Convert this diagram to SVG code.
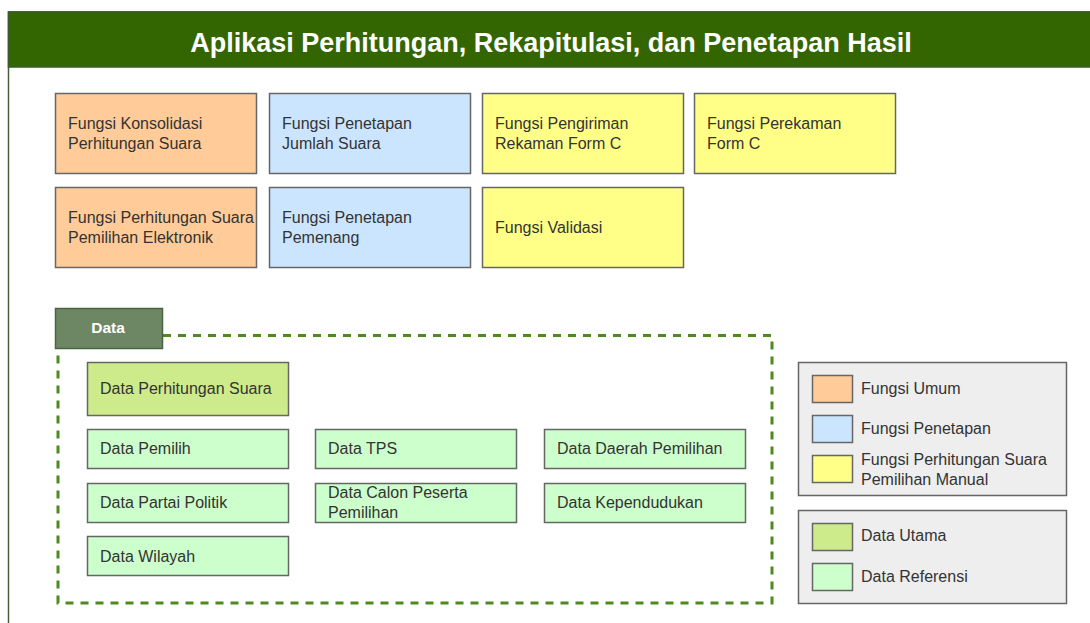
<svg xmlns="http://www.w3.org/2000/svg" width="1090" height="623" viewBox="0 0 1090 623">
  <style>
    .lbl { font-family: "Liberation Sans", Arial, sans-serif; font-size: 16px; fill: #333333; }
    .box { stroke: #666666; stroke-width: 1.5; }
    .umum { fill: #FFCC99; }
    .tetap { fill: #CCE5FF; }
    .manual { fill: #FFFF88; }
    .utama { fill: #CDEB8B; }
    .ref { fill: #CCFFCC; }
    .legend { fill: #EEEEEE; stroke: #666666; stroke-width: 1.5; }
  </style>

  <!-- application frame -->
  <g id="frame">
    <rect x="8.5" y="12" width="1100" height="640" fill="#FFFFFF" stroke="#4A5E3A" stroke-width="1.5"/>
    <rect x="8.5" y="12" width="1100" height="55" fill="#336600" stroke="#3D5A2A" stroke-width="1.5"/>
    <text x="551" y="52" text-anchor="middle" font-family="Liberation Sans, Arial, sans-serif" font-size="27" font-weight="bold" fill="#FFFFFF">Aplikasi Perhitungan, Rekapitulasi, dan Penetapan Hasil</text>
  </g>

  <!-- function blocks -->
  <g id="fungsi-konsolidasi">
    <rect class="box umum" x="55.5" y="93.5" width="201" height="80"/>
    <text class="lbl" x="68" y="129">Fungsi Konsolidasi</text>
    <text class="lbl" x="68" y="149">Perhitungan Suara</text>
  </g>
  <g id="fungsi-penetapan-jumlah">
    <rect class="box tetap" x="269.5" y="93.5" width="201" height="80"/>
    <text class="lbl" x="282" y="129">Fungsi Penetapan</text>
    <text class="lbl" x="282" y="149">Jumlah Suara</text>
  </g>
  <g id="fungsi-pengiriman">
    <rect class="box manual" x="482.5" y="93.5" width="201" height="80"/>
    <text class="lbl" x="495" y="129">Fungsi Pengiriman</text>
    <text class="lbl" x="495" y="149">Rekaman Form C</text>
  </g>
  <g id="fungsi-perekaman">
    <rect class="box manual" x="694.5" y="93.5" width="201" height="80"/>
    <text class="lbl" x="707" y="129">Fungsi Perekaman</text>
    <text class="lbl" x="707" y="149">Form C</text>
  </g>
  <g id="fungsi-elektronik">
    <rect class="box umum" x="55.5" y="187.5" width="201" height="80"/>
    <text class="lbl" x="68" y="223">Fungsi Perhitungan Suara</text>
    <text class="lbl" x="68" y="243">Pemilihan Elektronik</text>
  </g>
  <g id="fungsi-penetapan-pemenang">
    <rect class="box tetap" x="269.5" y="187.5" width="201" height="80"/>
    <text class="lbl" x="282" y="223">Fungsi Penetapan</text>
    <text class="lbl" x="282" y="243">Pemenang</text>
  </g>
  <g id="fungsi-validasi">
    <rect class="box manual" x="482.5" y="187.5" width="201" height="80"/>
    <text class="lbl" x="495" y="233">Fungsi Validasi</text>
  </g>

  <!-- data container -->
  <g id="data-group">
    <rect x="58" y="335.5" width="714" height="267.5" fill="none" stroke="#4F8A1E" stroke-width="3" stroke-dasharray="8 7"/>
    <rect x="55.5" y="308.5" width="107" height="40" fill="#6D8764" stroke="#4A6340" stroke-width="1.5"/>
    <text x="108" y="333" text-anchor="middle" font-family="Liberation Sans, Arial, sans-serif" font-size="15.5" font-weight="bold" fill="#FFFFFF">Data</text>
  </g>

  <g id="data-perhitungan-suara">
    <rect class="box utama" x="87.5" y="362.5" width="201" height="53"/>
    <text class="lbl" x="100" y="394">Data Perhitungan Suara</text>
  </g>
  <g id="data-pemilih">
    <rect class="box ref" x="87.5" y="429.5" width="201" height="39"/>
    <text class="lbl" x="100" y="454">Data Pemilih</text>
  </g>
  <g id="data-tps">
    <rect class="box ref" x="315.5" y="429.5" width="201" height="39"/>
    <text class="lbl" x="328" y="454">Data TPS</text>
  </g>
  <g id="data-daerah-pemilihan">
    <rect class="box ref" x="544.5" y="429.5" width="201" height="39"/>
    <text class="lbl" x="557" y="454">Data Daerah Pemilihan</text>
  </g>
  <g id="data-partai-politik">
    <rect class="box ref" x="87.5" y="483.5" width="201" height="39"/>
    <text class="lbl" x="100" y="508">Data Partai Politik</text>
  </g>
  <g id="data-calon-peserta">
    <rect class="box ref" x="315.5" y="483.5" width="201" height="39"/>
    <text class="lbl" x="328" y="498">Data Calon Peserta</text>
    <text class="lbl" x="328" y="518">Pemilihan</text>
  </g>
  <g id="data-kependudukan">
    <rect class="box ref" x="544.5" y="483.5" width="201" height="39"/>
    <text class="lbl" x="557" y="508">Data Kependudukan</text>
  </g>
  <g id="data-wilayah">
    <rect class="box ref" x="87.5" y="536.5" width="201" height="39"/>
    <text class="lbl" x="100" y="562">Data Wilayah</text>
  </g>

  <!-- legends -->
  <g id="legend-fungsi">
    <rect class="legend" x="798.5" y="362.5" width="268" height="133"/>
    <rect class="box umum" x="812.5" y="375.5" width="40" height="27"/>
    <text class="lbl" x="861" y="394">Fungsi Umum</text>
    <rect class="box tetap" x="812.5" y="415.5" width="40" height="27"/>
    <text class="lbl" x="861" y="434">Fungsi Penetapan</text>
    <rect class="box manual" x="812.5" y="455.5" width="40" height="27"/>
    <text class="lbl" x="861" y="465">Fungsi Perhitungan Suara</text>
    <text class="lbl" x="861" y="485">Pemilihan Manual</text>
  </g>
  <g id="legend-data">
    <rect class="legend" x="798.5" y="510.5" width="268" height="93"/>
    <rect class="box utama" x="812.5" y="523.5" width="40" height="27"/>
    <text class="lbl" x="861" y="541">Data Utama</text>
    <rect class="box ref" x="812.5" y="563.5" width="40" height="27"/>
    <text class="lbl" x="861" y="582">Data Referensi</text>
  </g>

  <!-- connectors (none drawn) -->
  <g id="connectors"/>
</svg>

WORK INSTRUCTIONS. Copy out the listing exactly as it stands, but not the pictures.

TASK RESPONSE.
Convert this diagram to SVG code.
<svg xmlns="http://www.w3.org/2000/svg" width="1090" height="623" viewBox="0 0 1090 623">
  <style>
    .lbl { font-family: "Liberation Sans", Arial, sans-serif; font-size: 16px; fill: #333333; }
    .box { stroke: #666666; stroke-width: 1.5; }
    .umum { fill: #FFCC99; }
    .tetap { fill: #CCE5FF; }
    .manual { fill: #FFFF88; }
    .utama { fill: #CDEB8B; }
    .ref { fill: #CCFFCC; }
    .legend { fill: #EEEEEE; stroke: #666666; stroke-width: 1.5; }
  </style>

  <!-- application frame -->
  <g id="frame">
    <rect x="8.5" y="12" width="1100" height="640" fill="#FFFFFF" stroke="#4A5E3A" stroke-width="1.5"/>
    <rect x="8.5" y="12" width="1100" height="55" fill="#336600" stroke="#3D5A2A" stroke-width="1.5"/>
    <text x="551" y="52" text-anchor="middle" font-family="Liberation Sans, Arial, sans-serif" font-size="27" font-weight="bold" fill="#FFFFFF">Aplikasi Perhitungan, Rekapitulasi, dan Penetapan Hasil</text>
  </g>

  <!-- function blocks -->
  <g id="fungsi-konsolidasi">
    <rect class="box umum" x="55.5" y="93.5" width="201" height="80"/>
    <text class="lbl" x="68" y="129">Fungsi Konsolidasi</text>
    <text class="lbl" x="68" y="149">Perhitungan Suara</text>
  </g>
  <g id="fungsi-penetapan-jumlah">
    <rect class="box tetap" x="269.5" y="93.5" width="201" height="80"/>
    <text class="lbl" x="282" y="129">Fungsi Penetapan</text>
    <text class="lbl" x="282" y="149">Jumlah Suara</text>
  </g>
  <g id="fungsi-pengiriman">
    <rect class="box manual" x="482.5" y="93.5" width="201" height="80"/>
    <text class="lbl" x="495" y="129">Fungsi Pengiriman</text>
    <text class="lbl" x="495" y="149">Rekaman Form C</text>
  </g>
  <g id="fungsi-perekaman">
    <rect class="box manual" x="694.5" y="93.5" width="201" height="80"/>
    <text class="lbl" x="707" y="129">Fungsi Perekaman</text>
    <text class="lbl" x="707" y="149">Form C</text>
  </g>
  <g id="fungsi-elektronik">
    <rect class="box umum" x="55.5" y="187.5" width="201" height="80"/>
    <text class="lbl" x="68" y="223">Fungsi Perhitungan Suara</text>
    <text class="lbl" x="68" y="243">Pemilihan Elektronik</text>
  </g>
  <g id="fungsi-penetapan-pemenang">
    <rect class="box tetap" x="269.5" y="187.5" width="201" height="80"/>
    <text class="lbl" x="282" y="223">Fungsi Penetapan</text>
    <text class="lbl" x="282" y="243">Pemenang</text>
  </g>
  <g id="fungsi-validasi">
    <rect class="box manual" x="482.5" y="187.5" width="201" height="80"/>
    <text class="lbl" x="495" y="233">Fungsi Validasi</text>
  </g>

  <!-- data container -->
  <g id="data-group">
    <rect x="58" y="335.5" width="714" height="267.5" fill="none" stroke="#4F8A1E" stroke-width="3" stroke-dasharray="8 7"/>
    <rect x="55.5" y="308.5" width="107" height="40" fill="#6D8764" stroke="#4A6340" stroke-width="1.5"/>
    <text x="108" y="333" text-anchor="middle" font-family="Liberation Sans, Arial, sans-serif" font-size="15.5" font-weight="bold" fill="#FFFFFF">Data</text>
  </g>

  <g id="data-perhitungan-suara">
    <rect class="box utama" x="87.5" y="362.5" width="201" height="53"/>
    <text class="lbl" x="100" y="394">Data Perhitungan Suara</text>
  </g>
  <g id="data-pemilih">
    <rect class="box ref" x="87.5" y="429.5" width="201" height="39"/>
    <text class="lbl" x="100" y="454">Data Pemilih</text>
  </g>
  <g id="data-tps">
    <rect class="box ref" x="315.5" y="429.5" width="201" height="39"/>
    <text class="lbl" x="328" y="454">Data TPS</text>
  </g>
  <g id="data-daerah-pemilihan">
    <rect class="box ref" x="544.5" y="429.5" width="201" height="39"/>
    <text class="lbl" x="557" y="454">Data Daerah Pemilihan</text>
  </g>
  <g id="data-partai-politik">
    <rect class="box ref" x="87.5" y="483.5" width="201" height="39"/>
    <text class="lbl" x="100" y="508">Data Partai Politik</text>
  </g>
  <g id="data-calon-peserta">
    <rect class="box ref" x="315.5" y="483.5" width="201" height="39"/>
    <text class="lbl" x="328" y="498">Data Calon Peserta</text>
    <text class="lbl" x="328" y="518">Pemilihan</text>
  </g>
  <g id="data-kependudukan">
    <rect class="box ref" x="544.5" y="483.5" width="201" height="39"/>
    <text class="lbl" x="557" y="508">Data Kependudukan</text>
  </g>
  <g id="data-wilayah">
    <rect class="box ref" x="87.5" y="536.5" width="201" height="39"/>
    <text class="lbl" x="100" y="562">Data Wilayah</text>
  </g>

  <!-- legends -->
  <g id="legend-fungsi">
    <rect class="legend" x="798.5" y="362.5" width="268" height="133"/>
    <rect class="box umum" x="812.5" y="375.5" width="40" height="27"/>
    <text class="lbl" x="861" y="394">Fungsi Umum</text>
    <rect class="box tetap" x="812.5" y="415.5" width="40" height="27"/>
    <text class="lbl" x="861" y="434">Fungsi Penetapan</text>
    <rect class="box manual" x="812.5" y="455.5" width="40" height="27"/>
    <text class="lbl" x="861" y="465">Fungsi Perhitungan Suara</text>
    <text class="lbl" x="861" y="485">Pemilihan Manual</text>
  </g>
  <g id="legend-data">
    <rect class="legend" x="798.5" y="510.5" width="268" height="93"/>
    <rect class="box utama" x="812.5" y="523.5" width="40" height="27"/>
    <text class="lbl" x="861" y="541">Data Utama</text>
    <rect class="box ref" x="812.5" y="563.5" width="40" height="27"/>
    <text class="lbl" x="861" y="582">Data Referensi</text>
  </g>

  <!-- connectors (none drawn) -->
  <g id="connectors"/>
</svg>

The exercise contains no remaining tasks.